**** Data extract ****

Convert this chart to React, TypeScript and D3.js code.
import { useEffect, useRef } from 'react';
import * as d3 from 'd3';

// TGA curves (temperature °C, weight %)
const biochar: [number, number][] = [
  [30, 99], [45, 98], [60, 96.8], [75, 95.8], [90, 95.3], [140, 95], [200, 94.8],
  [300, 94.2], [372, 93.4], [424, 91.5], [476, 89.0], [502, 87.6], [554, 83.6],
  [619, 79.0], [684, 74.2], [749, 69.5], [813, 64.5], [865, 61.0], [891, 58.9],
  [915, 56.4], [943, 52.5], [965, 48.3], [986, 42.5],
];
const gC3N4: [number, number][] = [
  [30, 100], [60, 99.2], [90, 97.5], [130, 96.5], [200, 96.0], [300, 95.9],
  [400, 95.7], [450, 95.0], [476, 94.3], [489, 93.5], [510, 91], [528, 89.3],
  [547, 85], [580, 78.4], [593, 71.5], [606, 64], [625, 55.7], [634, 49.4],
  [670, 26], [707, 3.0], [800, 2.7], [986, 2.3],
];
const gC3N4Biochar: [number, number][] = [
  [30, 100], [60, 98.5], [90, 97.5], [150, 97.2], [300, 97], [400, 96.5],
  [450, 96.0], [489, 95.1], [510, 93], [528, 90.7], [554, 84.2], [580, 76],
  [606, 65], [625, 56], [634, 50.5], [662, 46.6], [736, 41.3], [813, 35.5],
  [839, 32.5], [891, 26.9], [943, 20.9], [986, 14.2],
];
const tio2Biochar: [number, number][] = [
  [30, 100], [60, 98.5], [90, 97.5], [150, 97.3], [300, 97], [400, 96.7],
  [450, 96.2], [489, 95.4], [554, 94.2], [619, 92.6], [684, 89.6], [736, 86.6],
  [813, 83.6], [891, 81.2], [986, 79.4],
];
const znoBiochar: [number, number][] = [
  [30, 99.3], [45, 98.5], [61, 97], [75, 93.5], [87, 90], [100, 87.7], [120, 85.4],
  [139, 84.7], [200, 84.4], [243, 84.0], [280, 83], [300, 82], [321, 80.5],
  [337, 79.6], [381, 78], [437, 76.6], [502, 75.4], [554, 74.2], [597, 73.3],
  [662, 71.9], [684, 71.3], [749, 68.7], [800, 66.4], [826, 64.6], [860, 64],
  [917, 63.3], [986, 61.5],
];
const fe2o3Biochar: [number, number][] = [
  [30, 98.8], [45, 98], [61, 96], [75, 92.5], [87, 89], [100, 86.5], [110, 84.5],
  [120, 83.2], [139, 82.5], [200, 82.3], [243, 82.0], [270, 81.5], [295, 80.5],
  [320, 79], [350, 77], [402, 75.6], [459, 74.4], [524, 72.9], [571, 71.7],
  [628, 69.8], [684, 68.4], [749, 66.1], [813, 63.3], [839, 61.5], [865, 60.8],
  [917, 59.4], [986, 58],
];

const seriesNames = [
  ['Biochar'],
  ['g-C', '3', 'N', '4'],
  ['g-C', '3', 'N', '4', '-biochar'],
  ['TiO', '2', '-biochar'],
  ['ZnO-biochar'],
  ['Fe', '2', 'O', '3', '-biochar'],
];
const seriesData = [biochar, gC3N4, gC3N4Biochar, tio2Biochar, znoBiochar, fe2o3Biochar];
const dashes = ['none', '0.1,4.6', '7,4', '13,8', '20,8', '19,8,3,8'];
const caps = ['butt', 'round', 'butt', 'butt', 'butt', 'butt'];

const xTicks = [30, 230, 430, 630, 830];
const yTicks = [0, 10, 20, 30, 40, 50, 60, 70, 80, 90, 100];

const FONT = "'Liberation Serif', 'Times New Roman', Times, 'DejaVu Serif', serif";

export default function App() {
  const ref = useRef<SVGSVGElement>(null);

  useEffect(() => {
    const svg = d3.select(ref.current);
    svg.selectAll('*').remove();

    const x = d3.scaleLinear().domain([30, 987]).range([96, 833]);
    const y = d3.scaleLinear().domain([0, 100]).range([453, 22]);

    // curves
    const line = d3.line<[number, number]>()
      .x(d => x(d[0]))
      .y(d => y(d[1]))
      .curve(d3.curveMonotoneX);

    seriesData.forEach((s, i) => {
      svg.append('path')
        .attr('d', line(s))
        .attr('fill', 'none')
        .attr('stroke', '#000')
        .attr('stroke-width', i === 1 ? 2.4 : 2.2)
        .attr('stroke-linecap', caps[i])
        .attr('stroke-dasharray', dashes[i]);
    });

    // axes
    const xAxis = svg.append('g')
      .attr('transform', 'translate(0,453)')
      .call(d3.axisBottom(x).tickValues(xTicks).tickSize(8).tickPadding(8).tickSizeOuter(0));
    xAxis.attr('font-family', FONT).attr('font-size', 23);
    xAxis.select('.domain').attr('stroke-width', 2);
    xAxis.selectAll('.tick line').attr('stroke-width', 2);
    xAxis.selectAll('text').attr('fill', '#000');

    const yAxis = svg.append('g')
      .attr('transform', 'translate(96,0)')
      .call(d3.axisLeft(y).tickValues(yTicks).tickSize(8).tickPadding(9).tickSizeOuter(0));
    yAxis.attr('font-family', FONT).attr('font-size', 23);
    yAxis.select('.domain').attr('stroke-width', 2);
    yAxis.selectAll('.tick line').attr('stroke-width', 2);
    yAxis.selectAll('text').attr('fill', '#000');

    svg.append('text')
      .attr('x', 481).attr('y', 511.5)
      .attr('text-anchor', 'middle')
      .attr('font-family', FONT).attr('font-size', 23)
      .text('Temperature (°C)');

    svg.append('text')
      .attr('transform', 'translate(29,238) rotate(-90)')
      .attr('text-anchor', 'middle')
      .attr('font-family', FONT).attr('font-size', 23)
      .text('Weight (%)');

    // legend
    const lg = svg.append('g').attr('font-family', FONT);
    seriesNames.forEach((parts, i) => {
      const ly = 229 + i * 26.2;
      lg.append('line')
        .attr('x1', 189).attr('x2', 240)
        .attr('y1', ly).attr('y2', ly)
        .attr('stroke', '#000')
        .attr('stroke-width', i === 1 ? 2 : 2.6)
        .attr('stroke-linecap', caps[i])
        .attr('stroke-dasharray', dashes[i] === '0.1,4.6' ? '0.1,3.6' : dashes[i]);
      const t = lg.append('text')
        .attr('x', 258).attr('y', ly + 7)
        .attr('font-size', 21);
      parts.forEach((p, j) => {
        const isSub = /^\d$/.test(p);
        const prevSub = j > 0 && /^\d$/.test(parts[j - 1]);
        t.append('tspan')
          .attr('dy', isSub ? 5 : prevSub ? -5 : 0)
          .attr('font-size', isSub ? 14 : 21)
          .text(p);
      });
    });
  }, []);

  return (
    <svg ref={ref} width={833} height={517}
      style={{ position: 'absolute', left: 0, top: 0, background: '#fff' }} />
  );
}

****

## Objective
Verbatim output is expected for the lines from the start of the data to the line in which "import * as d3 from 'd3';" appears, both included.

## Result for this task
Convert this chart to React, TypeScript and D3.js code.
import { useEffect, useRef } from 'react';
import * as d3 from 'd3';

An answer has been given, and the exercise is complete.